I'm working on the following problem -- I just wanted to check the proof:
Let $H$ be a Hilbert space and $a(u,v)$ be a nonnegative bilinear form on $H$. Prove $a(u,v)$ is lower semicontinuous with respect to weak convergence. I.e. $$u_{\epsilon} \rightharpoonup u \implies a(u,u) \leq \liminf_{\epsilon \rightarrow 0} a(u_{\epsilon},u_{\epsilon})$$
My attempt: We want to show the set $\{u\in H |a(u,u)\leq \lambda\}$ is weakly closed.
First observe: $$a(u,u) = \langle Au,u \rangle \quad \text{ Reisz Rep}\\=\lim_{\delta_1}\langle Au,u_{\delta_1}\rangle \quad \text{weak cvg} \\ = \lim_{\delta_2}\lim_{\delta_1}\langle Au_{\delta_2},u_{\delta_1}\rangle \quad \text{weak cvg}$$ The way its written, we take a limit along $\delta_2$ then along $\delta_1$. Because the limit is unique, this will remain true if we repeat the second limit procedure for any $n > \delta_1$. Thus one may imagine a sequence of $\delta_2$ for each $n > \delta_1$. Consider the set $$\{\langle Au_{\delta_2},u_{\delta_1}\rangle | \delta_1 = \delta_2 \}$$ which is the subsequence formed by choosing one element from each sequences described above. The limit will be $a(u,u)$ because the limit is unique. Thus we have:
$$a(u,u) = \langle Au,u \rangle \quad \text{ Reisz Rep}\\=\lim_{\delta_1=\delta_2=\epsilon}\langle Au_{\epsilon},u_{\epsilon}\rangle \quad \text{by shinangans above} \\ \leq |\langle Au_{\epsilon},u_{\epsilon} \rangle| \\ \leq \sup_{\epsilon} |\langle Au_{\epsilon},u_{\epsilon} \rangle| \leq \lambda$$
Thus $\{u\in H |a(u,u)\leq \lambda\}$ is weakly closed, so $a(u,u)$ is lsc. $\blacksquare$
Mainly I wasn't sure because of what I did in the first part of the proof with obtaining the correct sequence.

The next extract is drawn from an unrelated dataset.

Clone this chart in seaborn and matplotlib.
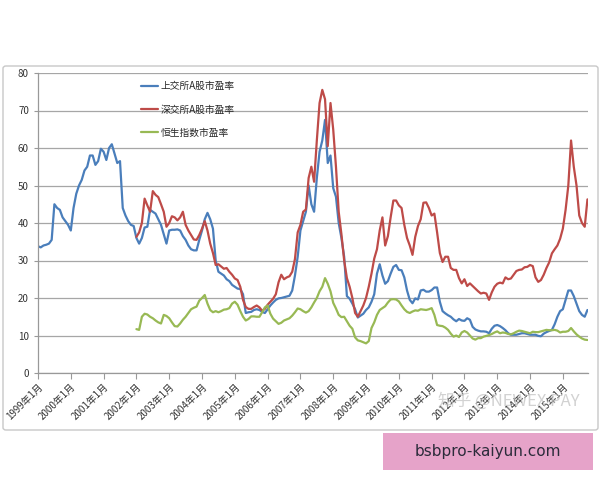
import pandas as pd
import matplotlib
matplotlib.use('Agg')
import matplotlib.pyplot as plt
import seaborn as sns
from matplotlib.patches import FancyBboxPatch, Rectangle

# monthly P/E, 1999-01 .. 2015-10 (month index 0 = 1999-01)
sh_start = 0
sh_pe = [
    33.8, 33.5, 34, 34.2, 34.5, 35.5, 45, 44, 43.5, 41.5, 40.5, 39.5,
    38, 44, 47.8, 50, 51.5, 54, 55, 58, 58, 55.5, 56.5, 59.8,
    59, 56.8, 60, 61, 58.5, 56, 56.5, 44, 42, 40.5, 39.5, 39.2,
    36, 34.5, 36, 38.8, 39, 43.5, 43, 42.5, 41, 39.5, 37, 34.5,
    38, 38.2, 38.2, 38.3, 38, 36.5, 35.5, 34, 33, 32.7, 32.7, 35.5,
    38, 41, 42.7, 41, 38.5, 30, 27, 26.5, 26, 25, 24.5, 23.5,
    23, 22.5, 22.4, 21, 16, 16.2, 16.3, 16.8, 17, 16.8, 16.3, 16,
    17, 18, 18.8, 19.5, 19.9, 20, 20.2, 20.4, 20.6, 22, 26, 31,
    38, 40.5, 43, 50, 45, 43, 52, 59, 62, 67.5, 56, 58,
    49.3, 47, 40, 36, 31, 20.5, 19.8, 18.5, 17, 14.8, 15.3, 15.8,
    16.8, 17.5, 19, 21, 26.5, 29, 26, 23.8, 24.5, 26.5, 28.3, 28.8,
    27.5, 27.4, 25.5, 22, 19.5, 18.6, 19.9, 19.6, 22, 22.2, 21.7, 21.7,
    22.1, 22.8, 22.8, 19, 16.5, 15.9, 15.4, 15, 14.3, 13.8, 14.4, 14,
    13.9, 14.6, 14.2, 12.3, 11.6, 11.3, 11.1, 11.1, 11, 10.6, 11.8, 12.6,
    12.8, 12.5, 12, 11.4, 10.6, 10.2, 10.2, 10.2, 10.4, 10.6, 10.6, 10.4,
    10.2, 10.2, 10.2, 9.9, 9.8, 10.5, 10.9, 11.2, 11.5, 13, 15, 16.5,
    17, 19.5, 22, 22, 20.5, 18.5, 16.5, 15.5, 15, 16.8,
]

sz_start = 36
sz_pe = [
    36.3, 37.5, 40, 46.5, 44.7, 43, 48.5, 47.5, 46.9, 45, 43, 39,
    40, 41.8, 41.5, 40.7, 41.5, 43, 39.5, 38, 36.8, 35.6, 35.5, 36.8,
    38.5, 40.5, 38, 34.5, 32, 28.8, 29, 28.4, 27.8, 28, 27, 26.2,
    25.2, 24.8, 23, 19.5, 17.6, 17.1, 17.1, 17.6, 18, 17.5, 16.6, 17.1,
    18.2, 19, 19.8, 21, 24.2, 26.2, 25, 25.5, 25.8, 27, 30.4, 37.5,
    39.5, 43, 43.6, 52, 55, 51, 62, 72, 75.5, 73, 60.5, 72,
    64.9, 55, 43, 37, 30, 25.3, 23, 20, 16, 15, 16.5, 18,
    20, 23, 26.5, 30.5, 33, 38, 41.5, 34, 36.5, 41.5, 46, 46,
    44.7, 44, 39.5, 36, 34, 31.5, 36.3, 39.2, 41, 45.4, 45.5, 44,
    42, 42.5, 37.5, 32, 29.6, 31, 31, 28, 27.5, 27.5, 25.3, 23.9,
    25, 23.2, 23.9, 23.2, 22.5, 21.8, 21.2, 21.4, 21.2, 19.5, 21.5, 23,
    23.8, 24.1, 23.9, 25.5, 25, 25.2, 26.2, 27.2, 27.5, 27.6, 28.2, 28.3,
    28.8, 28.5, 25.5, 24.3, 24.8, 26.2, 28, 29.5, 31.9, 33, 34, 35.8,
    38.5, 43.5, 50, 62, 55, 50, 42, 40, 39, 46.3,
]

hs_start = 36
hs_pe = [
    11.7, 11.5, 15, 15.8, 15.6, 15, 14.6, 14, 13.5, 13.2, 15.5, 15.2,
    14.6, 13.5, 12.5, 12.4, 13.2, 14.2, 15, 16, 17, 17.4, 17.7, 19.3,
    20, 20.8, 18.5, 16.8, 16.2, 16.5, 16.2, 16.5, 16.9, 17, 17.3, 18.5,
    19, 18.2, 16.5, 15, 14, 14.4, 15.1, 15.1, 15, 15, 16.2, 17.5,
    18, 15.8, 14.5, 13.8, 13.1, 13.4, 14, 14.3, 14.6, 15.3, 16.2, 17.2,
    17, 16.5, 16.1, 16.5, 17.5, 18.8, 20, 21.8, 23, 25.3, 23.8, 21.8,
    18.7, 17.2, 15.5, 14.9, 15, 13.8, 12.6, 11.8, 9.5, 8.7, 8.5, 8.2,
    7.9, 8.5, 12, 13.5, 15.5, 16.8, 17.3, 17.8, 18.8, 19.6, 19.7, 19.6,
    19.1, 18, 17, 16.3, 16, 16.4, 16.7, 16.6, 17, 16.9, 16.8, 17,
    17.3, 15.5, 12.8, 12.6, 12.5, 12.1, 11.5, 10.5, 9.7, 10, 9.6, 10.8,
    11.2, 10.8, 10, 9.2, 8.9, 9.3, 9.3, 9.7, 9.9, 10.1, 10.4, 10.8,
    11.1, 10.6, 10.8, 10.7, 10.4, 10.3, 10.6, 11, 11.3, 11.2, 11, 10.8,
    10.6, 11, 10.9, 10.9, 11.1, 11.3, 11.5, 11.4, 11.4, 11.5, 11.3, 10.8,
    11, 11, 11.2, 12, 11.1, 10.3, 9.7, 9.2, 8.9, 8.8,
]

series_names = ['上交所A股市盈率', '深交所A股市盈率', '恒生指数市盈率']
series_colors = ['#4A7EBB', '#BE4B48', '#98B954']
years = list(range(1999, 2016))
tick_labels = [f'{y}年1月' for y in years]

frames = []
for name, start, vals in zip(series_names, [sh_start, sz_start, hs_start], [sh_pe, sz_pe, hs_pe]):
    frames.append(pd.DataFrame({'month': range(start, start + len(vals)), 'pe': vals, 'series': name}))
df = pd.concat(frames, ignore_index=True)

sns.set_style('white')
plt.rcParams['font.family'] = ['Noto Sans CJK SC', 'DejaVu Sans']

fig = plt.figure(figsize=(6, 4.8), dpi=100)

# outer chart frame like the Excel chart area
fig.patches.append(FancyBboxPatch((3 / 600, 50 / 480), 595 / 600, 364 / 480,
                                  boxstyle='round,pad=0,rounding_size=0.005',
                                  transform=fig.transFigure, fill=False,
                                  edgecolor='#c8c8c8', linewidth=1.0))

ax = fig.add_axes([38 / 600, 107 / 480, 550 / 600, 300 / 480])
sns.lineplot(data=df, x='month', y='pe', hue='series', hue_order=series_names,
             palette=series_colors, linewidth=1.6, estimator=None, errorbar=None, ax=ax)

ax.set_xlim(0, 201.2)
ax.set_ylim(0, 80)
ax.set_yticks(range(0, 81, 10))
ax.set_xticks([12 * i for i in range(len(years))])
ax.set_xticklabels(tick_labels, rotation=45, ha='right', rotation_mode='anchor', fontsize=7, color='#333333')
ax.tick_params(axis='y', labelsize=7, colors='#333333', length=3, direction='out', left=True)
ax.tick_params(axis='x', length=4, direction='out', bottom=True, color='#999999', pad=2)
ax.tick_params(axis='y', color='#999999')
ax.yaxis.grid(True, color='#a6a6a6', linewidth=0.9)
ax.xaxis.grid(False)
for side in ['top', 'right']:
    ax.spines[side].set_visible(False)
for side in ['left', 'bottom']:
    ax.spines[side].set_color('#999999')
    ax.spines[side].set_linewidth(0.9)
ax.set_xlabel('')
ax.set_ylabel('')

ax.legend(loc='upper left', bbox_to_anchor=(0.18, 0.985), frameon=False, fontsize=7,
          labelspacing=1.35, handlelength=1.8, handletextpad=0.2, borderaxespad=0)

# watermark and banner
fig.text(0.73, 0.155, '知乎 @NEWEX PAY', fontsize=12, color='#bfbfbf', alpha=0.7)
fig.patches.append(Rectangle((383 / 600, 10 / 480), 210 / 600, 37 / 480,
                             transform=fig.transFigure, facecolor='#e6a3c9', edgecolor='none'))
fig.text(488 / 600, 28.5 / 480, 'bsbpro-kaiyun.com', fontsize=11, color='#2b2b3a',
         ha='center', va='center', family=['DejaVu Sans'])

fig.savefig('out.png', dpi=100)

\begin{align*} (Au_\epsilon,u_\epsilon) &= (A u_\epsilon,u) + (Au_\epsilon,u_\epsilon-u) \\ &= (A u_\epsilon,u) + (A(u_\epsilon-u),u_\epsilon-u) +(Au,u_\epsilon-u).\end{align*}
The first summand is equal to $(u_\epsilon,A^*u)$ and therefore converges to $(u,A^*u)=(Au,u)$. The third converges to zero. The middle is nonnegative by the nonnegativity assumption, and therefore its $\liminf \ge 0$.